PAST CLIMATE VARIABILITY FROM SOUTHERN GREENLAND LAKE SEDIMENTS: EXPLORING THE POTENTIAL OF SEDIMENTARY LIPID BIOMARKERS COMBINED WITH NOVEL HYPERSPECTRAL IMAGING TECHNIQUES

The Arctic is warming rapidly and there are concerns about Greenland’s climate. To put the current warming into context, previous warm periods need to be investigated. Chronologically well-constrained and high-resolution climate reconstructions from lakes help elucidate Greenland's past climate variability.

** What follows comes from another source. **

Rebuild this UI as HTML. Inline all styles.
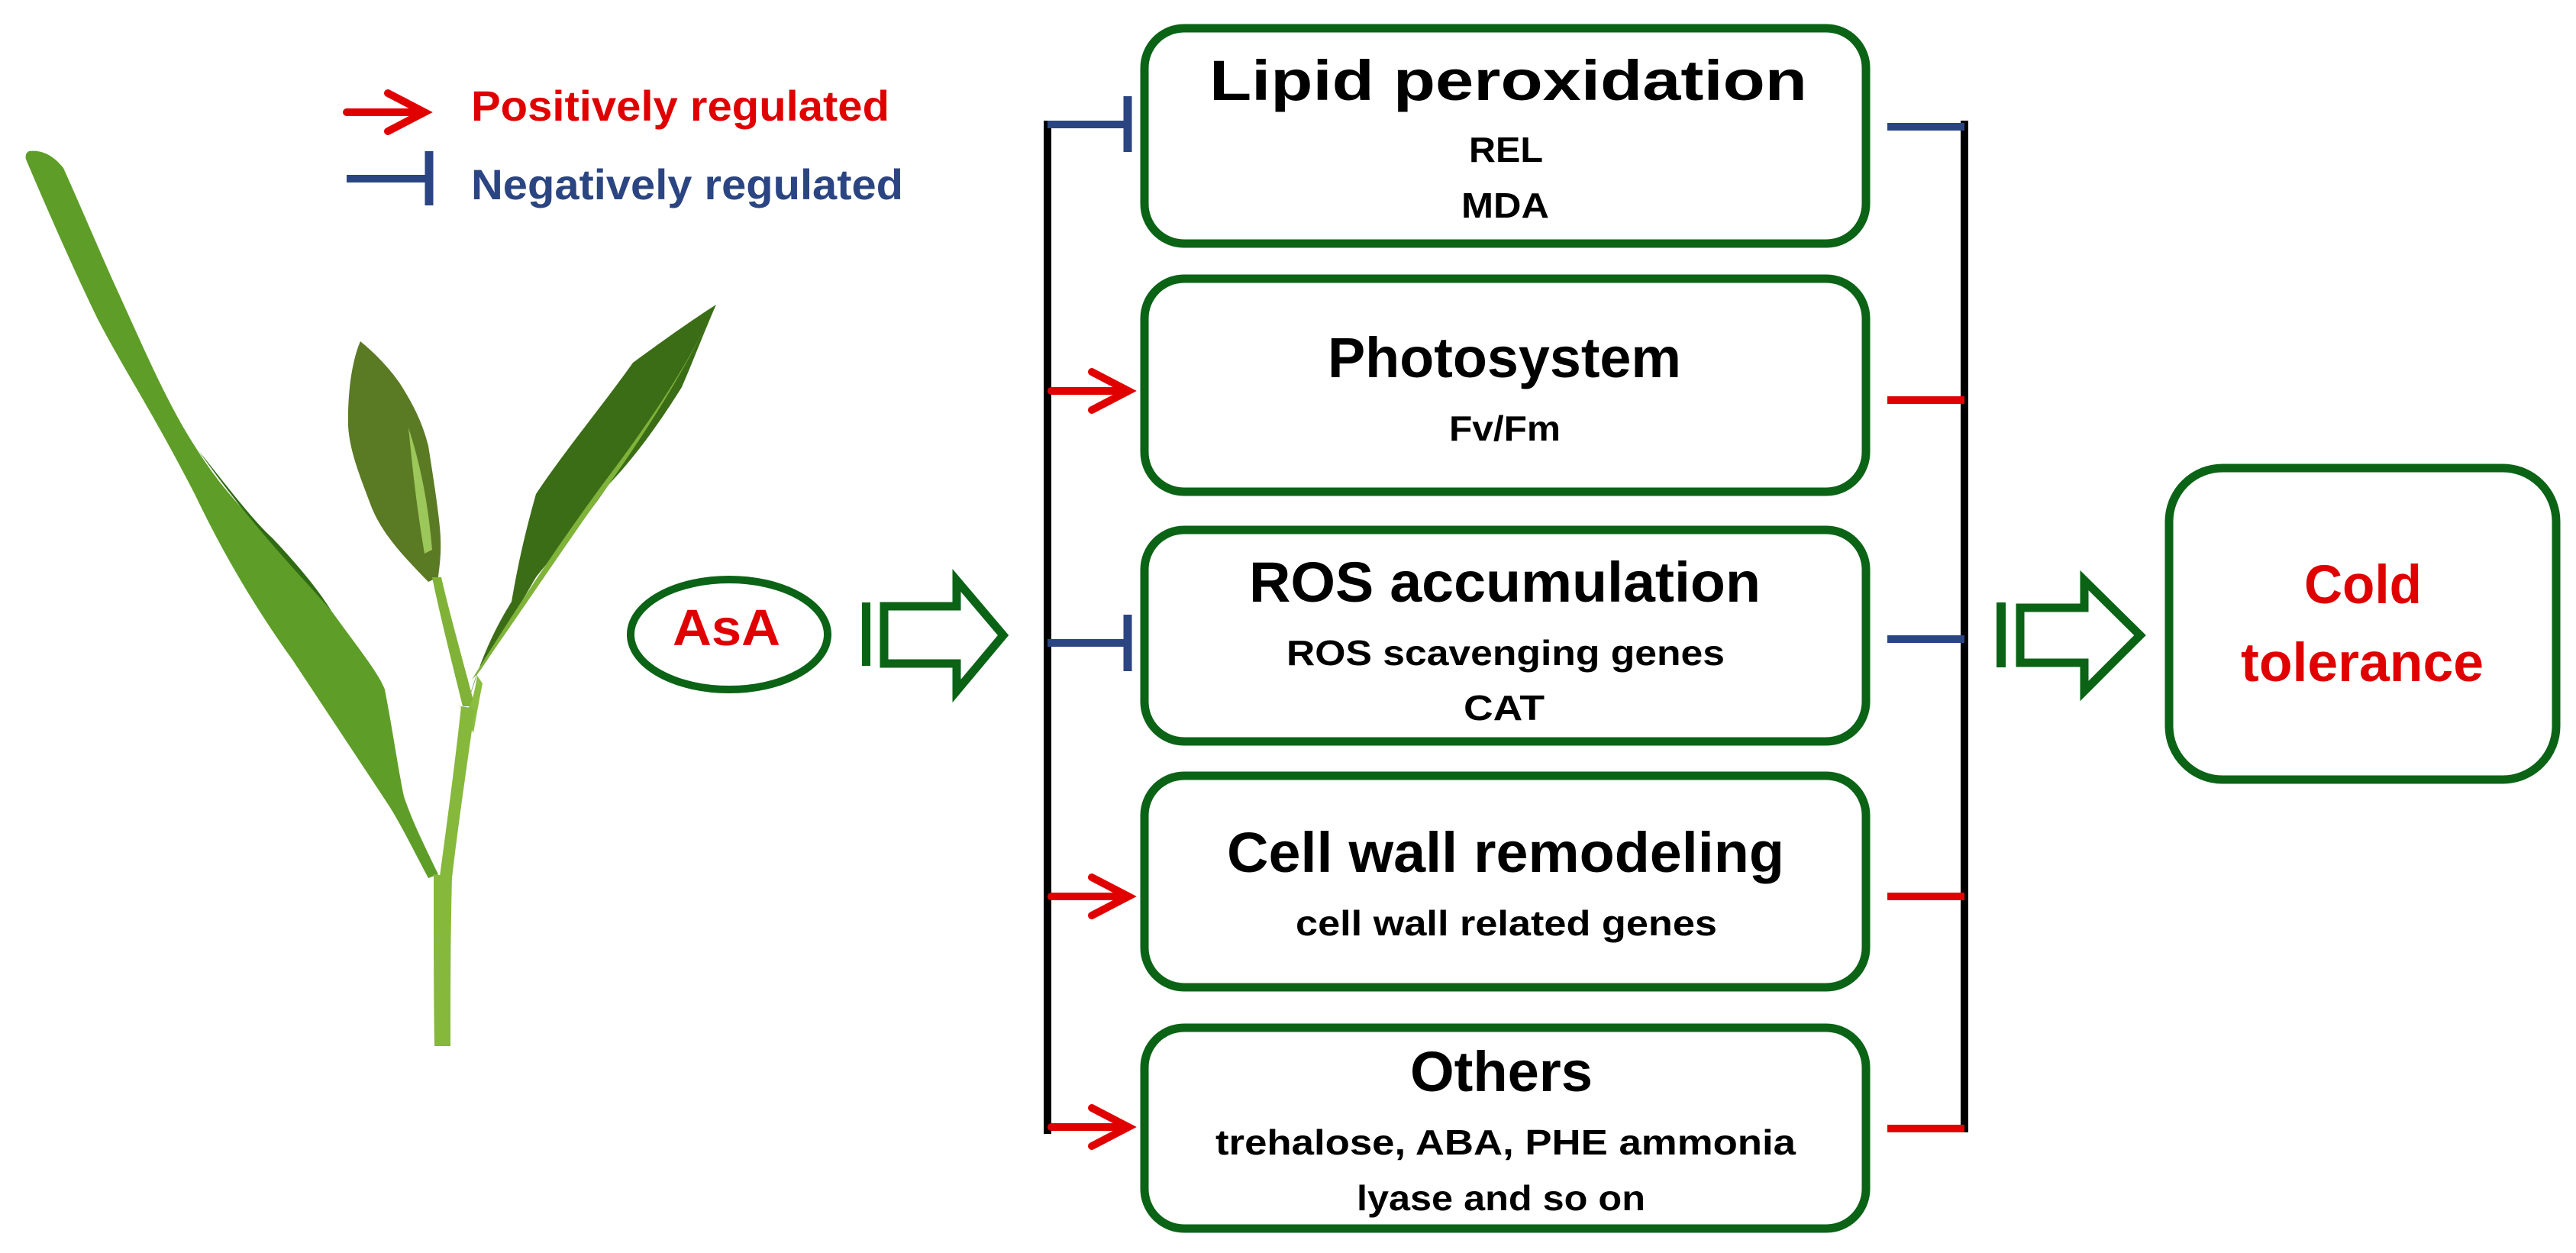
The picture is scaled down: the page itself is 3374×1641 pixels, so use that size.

Lacustrine branched glycerol dialkyl glycerol tetraethers (brGDGTs) are useful biomarkers for reconstructing past temperature. However, the temporal resolution of brGDGTs is limited by the sample size required to obtain adequate material for analysis and the large amount of time needed for sample preparation. Recent advances in spectral imaging techniques (VIS-RS, spatial resolution: 2mm) reported a successful proxy-to-proxy (PtP) calibration between a high-resolution spectral index (RABD_660:670) and a low-resolution biomarker index (U^K₃₇) in lake sediments from W Greenland. Thus, spectral imaging techniques, which are relatively quick, increased the temporal resolution of the quantitative temperature reconstruction by an order of magnitude (von Gunten et al., 2012). Here, we explore the potential of a PtP between a hyperspectral imaging index (HSI, RABD_590:730, spatial resolution of 70µm, reflecting green-pigments and paleo productivity) and brGDGT-derived temperatures, from Lakes Igaliku and 578 from S Greenland. We also investigate hypolimnetic oxygen variations with the HSI index RABD_790:900 (bacteriopheophytin).

Both lakes reveal a rapid productivity increase during the 20^th century, while Lake 578 also records increased productivity from ~1000 - 400 cal. yrs BP. This stands in contrast to our evidence of a decreasing temperature trend (from brGDGTs) and likely reflects changes in local land use (sheep farming in recent years and during the Norse settlement period). The HSI index RABD_790:900 of Lake 578 shows rather anoxic conditions in the mid-Holocene indicating a thermally stratified water column. We suggest this was either caused by extended lake-ice cover or a different prevailing wind-pattern. The downcore brGDGT-temperature reconstruction (in progress), in addition to other algal biomarkers, will improve our understanding of the environmental and human factors causing changes in primary productivity and hypolimnetic oxygen variations in southern Greenland lakes.